Forced evictions and land grabbing are nothing new in Cambodia, according to the UN Office of the High Commissioner for Human Rights (OHCHR), but it is new for communities to fight back.
"If we don't have our land, we cannot live," Yi Kunthear said. In August, she was reportedly beaten unconscious by sugar plantation workers while trying to defend her land. "We will block our land if the company tries to take it again."
Kunthear, 25, grew up on her family's small farm growing rice, cassava and cashew nuts in the rural district of Sre Ambel, Koh Kong Province. But in 2009, the Supreme Court ruled that her family's land, along with that of her 34 neighbours, belonged to Heng Huy, a local businessman.
On 27 August, Sre Ambel villagers blocked the road as Huy's bulldozers rolled in, joined by Kompong Speu provincial farmers also made landless by Senator Ly Yong Phat's giant sugar company purchase.

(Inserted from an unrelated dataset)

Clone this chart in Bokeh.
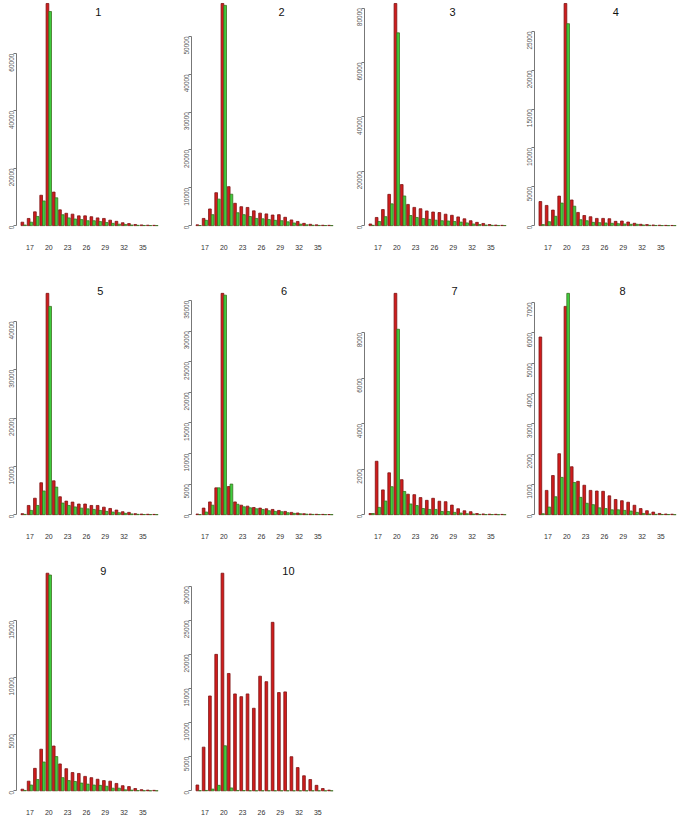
import math
from bokeh.plotting import figure
from bokeh.layouts import column, row
from bokeh.models import FixedTicker, Label, Range1d, ColumnDataSource
from bokeh.transform import dodge
from bokeh.embed import file_html
from bokeh.resources import INLINE

# ---------------- data ----------------
categories = list(range(16, 38))
xtick_labels = [17, 20, 23, 26, 29, 32, 35]
panel_titles = ["1", "2", "3", "4", "5", "6", "7", "8", "9", "10"]

red_1 = [1200, 2500, 4800, 10600, 77500, 11700, 5500, 4300, 4000, 3400, 3400, 3100, 2700, 2500, 1900, 1500, 1000, 700, 400, 250, 150, 100]
green_1 = [200, 1200, 3200, 8600, 74700, 9700, 3800, 2700, 2300, 2100, 1700, 1700, 1400, 1100, 800, 500, 400, 200, 100, 50, 30, 20]
red_2 = [200, 1900, 4400, 8700, 58700, 10300, 5900, 5000, 4800, 3900, 3300, 3100, 2800, 2900, 2200, 1500, 1100, 600, 350, 200, 100, 80]
green_2 = [30, 1400, 2900, 7000, 58200, 8300, 3400, 2900, 2400, 1900, 1800, 1600, 1400, 1300, 1000, 700, 400, 200, 100, 50, 30, 10]
red_3 = [600, 3000, 5900, 11500, 81700, 15100, 7800, 6700, 6200, 5400, 5000, 4800, 4200, 3800, 3200, 2500, 1800, 1200, 800, 400, 200, 100]
green_3 = [100, 1500, 3300, 8000, 70900, 10900, 3700, 3000, 2600, 2300, 2000, 1800, 1700, 1500, 1300, 1000, 600, 400, 200, 100, 50, 30]
red_4 = [3100, 2600, 2000, 3800, 28600, 3300, 1700, 1300, 1140, 930, 930, 890, 550, 590, 460, 300, 170, 130, 80, 50, 30, 20]
green_4 = [130, 500, 1200, 2900, 26000, 2500, 760, 630, 420, 380, 340, 300, 250, 210, 170, 170, 80, 40, 20, 10, 5, 5]
red_5 = [200, 1900, 3400, 6600, 45800, 7000, 3700, 2800, 2600, 2200, 2200, 1900, 1900, 1550, 1280, 950, 600, 470, 200, 120, 80, 50]
green_5 = [50, 880, 1900, 4900, 43100, 5700, 2400, 1900, 1600, 1350, 1200, 1080, 880, 680, 540, 400, 270, 150, 60, 30, 20, 10]
red_6 = [100, 1070, 2080, 4380, 36200, 4600, 2080, 1550, 1390, 1170, 1070, 960, 850, 690, 530, 370, 270, 150, 100, 60, 40, 20]
green_6 = [10, 430, 1550, 4380, 35900, 5000, 1700, 1280, 1120, 960, 850, 640, 530, 480, 320, 210, 150, 80, 40, 20, 10, 5]
red_7 = [50, 2350, 1090, 1840, 9740, 1540, 900, 880, 750, 630, 720, 590, 570, 420, 260, 170, 130, 50, 30, 20, 15, 10]
green_7 = [50, 320, 600, 1230, 8160, 1020, 470, 400, 270, 230, 230, 140, 140, 100, 70, 40, 30, 10, 5, 5, 0, 0]
red_8 = [5860, 800, 1290, 2010, 6870, 1580, 1100, 970, 800, 780, 770, 620, 500, 460, 410, 310, 200, 130, 85, 40, 20, 15]
green_8 = [30, 250, 590, 1230, 7300, 1060, 570, 375, 330, 225, 200, 160, 160, 140, 120, 75, 40, 20, 10, 5, 5, 0]
red_9 = [140, 850, 1980, 3670, 19200, 3950, 2370, 1950, 1610, 1530, 1270, 1160, 1020, 900, 850, 650, 450, 370, 200, 100, 60, 40]
green_9 = [30, 510, 990, 2540, 19040, 3020, 1160, 900, 820, 680, 590, 510, 480, 400, 230, 230, 85, 60, 20, 10, 5, 5]
red_10 = [850, 6400, 13900, 20000, 31900, 17200, 14200, 13800, 14200, 12100, 16800, 16000, 24700, 14400, 14500, 5000, 3400, 2200, 1650, 800, 330, 100]
green_10 = [20, 50, 250, 800, 6600, 420, 50, 30, 10, 5, 5, 5, 5, 5, 5, 0, 0, 0, 0, 0, 0, 0]

reds = [red_1, red_2, red_3, red_4, red_5, red_6, red_7, red_8, red_9, red_10]
greens = [green_1, green_2, green_3, green_4, green_5, green_6, green_7, green_8, green_9, green_10]

# y axis ticks (step, last tick shown)
ytick_step = [20000, 10000, 20000, 5000, 10000, 5000, 2000, 1000, 5000, 5000]
ytick_last = [60000, 50000, 80000, 25000, 40000, 35000, 8000, 7000, 15000, 30000]

# ---------------- layout / style ----------------
RED_FILL, RED_LINE = "#d01c1c", "#7d1414"
GREEN_FILL, GREEN_LINE = "#3fce3f", "#3c7020"
col_left = [16, 29, 27, 24]
frame_w = 146
x_lo, x_hi = 14.85, 38.13
title_x = [27.9, 29.2, 28.9, 27.8, 28.2, 29.6, 29.2, 28.9, 28.7, 30.3]
row_frame_h = [234, 239, 238]
row_top = [0, 10, 10]
row_bottom = [40, 31, 15]
row_top_frac = [1.0135, 1.04, 1.04]
row_title_frac = [0.05, 0.026, 0.026]

figs = []
for i in range(10):
    r, c = divmod(i, 4)
    M = max(max(reds[i]), max(greens[i]))
    lo, hi = -0.04 * M, row_top_frac[r] * M
    w = col_left[c] + frame_w
    h = row_top[r] + row_frame_h[r] + row_bottom[r]
    p = figure(width=w, height=h, output_backend="svg", toolbar_location=None,
               x_range=Range1d(x_lo, x_hi), y_range=Range1d(lo, hi),
               min_border_left=col_left[c], min_border_right=0,
               min_border_top=row_top[r], min_border_bottom=row_bottom[r],
               outline_line_color=None, background_fill_color="white",
               border_fill_color="white")
    p.xgrid.visible = False
    p.ygrid.visible = False

    src = ColumnDataSource(dict(cat=categories, red=reds[i], green=greens[i]))
    p.vbar(x=dodge("cat", -0.215), top="red", bottom=0, width=0.43, source=src,
           fill_color=RED_FILL, line_color=RED_LINE, line_width=0.8)
    p.vbar(x=dodge("cat", 0.215), top="green", bottom=0, width=0.43, source=src,
           fill_color=GREEN_FILL, line_color=GREEN_LINE, line_width=0.8)

    # x axis: labels only
    xa = p.xaxis[0]
    xa.ticker = FixedTicker(ticks=xtick_labels)
    xa.axis_line_color = None
    xa.major_tick_line_color = None
    xa.minor_tick_line_color = None
    xa.major_label_standoff = 4
    xa.major_label_text_font = "Liberation Sans"
    xa.major_label_text_font_size = "7px"
    xa.major_label_text_color = "#333333"

    # y axis: R-style
    ya = p.yaxis[0]
    ya.ticker = FixedTicker(ticks=list(range(0, ytick_last[i] + 1, ytick_step[i])))
    ya.bounds = (0, ytick_last[i])
    ya.axis_line_color = "#777777"
    ya.axis_line_width = 1
    ya.major_tick_line_color = "#777777"
    ya.major_tick_out = 3
    ya.major_tick_in = 0
    ya.minor_tick_line_color = None
    ya.major_label_orientation = math.pi / 2
    ya.major_label_standoff = 2
    ya.major_label_text_font = "Liberation Sans"
    ya.major_label_text_font_size = "6.5px"
    ya.major_label_text_color = "#555555"

    ty = hi - row_title_frac[r] * (hi - lo)
    p.add_layout(Label(x=title_x[i], y=ty, text=panel_titles[i],
                       text_align="center", text_baseline="middle",
                       text_font="Liberation Sans", text_font_size="11px",
                       text_color="#111111"))
    figs.append(p)

layout = column(row(*figs[0:4]), row(*figs[4:8]), row(*figs[8:10]))
open("out.html", "w").write(file_html(layout, INLINE))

According to Cambodia's revised 2001 land law, if farmers prove they have worked their land for five years, they are entitled to own it; nevertheless, about 90 percent of the country's 14.5 million inhabitants do not hold title deeds to the land they live and work on, the OHCHR reports.
Village documents show Sre Ambel's farmers have worked the land since the 1980s. However, Huy says he bought the title for the 779ha land concession in 1993.
And while national organizations such as the Community Legal Education Center (CLEC) have defended the landless in court, Sre Ambel's farmers have stepped up their resistance by registering a lawsuit in Koh Kong's provincial court against the Heng Huy Company, along with its UK buyer, Tate & Lyle.
Challenging the EU
Community representatives from sugar-growing provinces - an industry dominated by ruling party member Phat - have challenged the European Union's "Everything But Arms" tax-free policy for Cambodian sugar exports.
They are supported by national human rights watchdog, Licahdo, the grassroots activist Community Peacebuilding Network and land-rights INGO, Bridges Across Borders Cambodia (BABC).
Photo: Rebecca Murray/IRIN
|Yi Kunthear was beaten while defending her plot of land|
"The EU is effectively subsidizing land grabbing in Cambodia by giving preferential treatment to companies that have produced goods on stolen land," David Pred, BABC executive director, told IRIN. "Large-scale land concessions for sugar production have displaced and impoverished thousands of Cambodian families in three provinces."
Earlier this month, the EU Charge d'Affaires in Cambodia, Rafael Dochao-Moreno, said the EU was gathering information to better understand the policy's impact, although it was not investigating possible human rights violations.
Recent executive sub-decrees in Cambodia have seen fertile, forested public land reclassified as private state property, explained Chum Narin, CLEC's land and natural resource programme head, who is involved with the Sre Ambel case.
Thousands of families around Phnom Pehn's Boeng Kak Lake will be uprooted to make way for developers, according to the Cambodian Human Rights Action Committee (CHRAC), a coalition of over 20 organizations working on this issue.
Some 133,000 people - 10 percent of Phnom Penh's inhabitants - are believed to have been affected by such evictions since 1990, according to a 2009 Licahdo report.
And more than 250,000 people in the 13 provinces where CHRAC works have been hit hard by land grabbing and forced evictions since 2003, it says.
Numerous protesters and petitions have targeted the Prime Minister Hun Sen but to little effect. However, grassroots community networks - from the Koh Kong farmers to the indigenous in Ratanakiri - are beginning to grow.
Dam Chanthy is a local activist from the remote, mineral-rich province of Ratanakiri. She became outraged at the exploitation of the region's indigenous people, especially after she witnessed one company trade a litre of wine for a hectare of land.
Now Chanthy, who has escaped attempts on her life, travels around the province to raise awareness about land law, land prices, and promote health and indigenous culture, mainly through the Highlander Association.
"We believe the best way to effect human rights change here is to support and nurture the development of grassroots Cambodian civil society," says Pred.
"The people's organizations and networks that have emerged in recent years are demanding justice and accountability in increasing numbers. They are going to be a force to be reckoned with."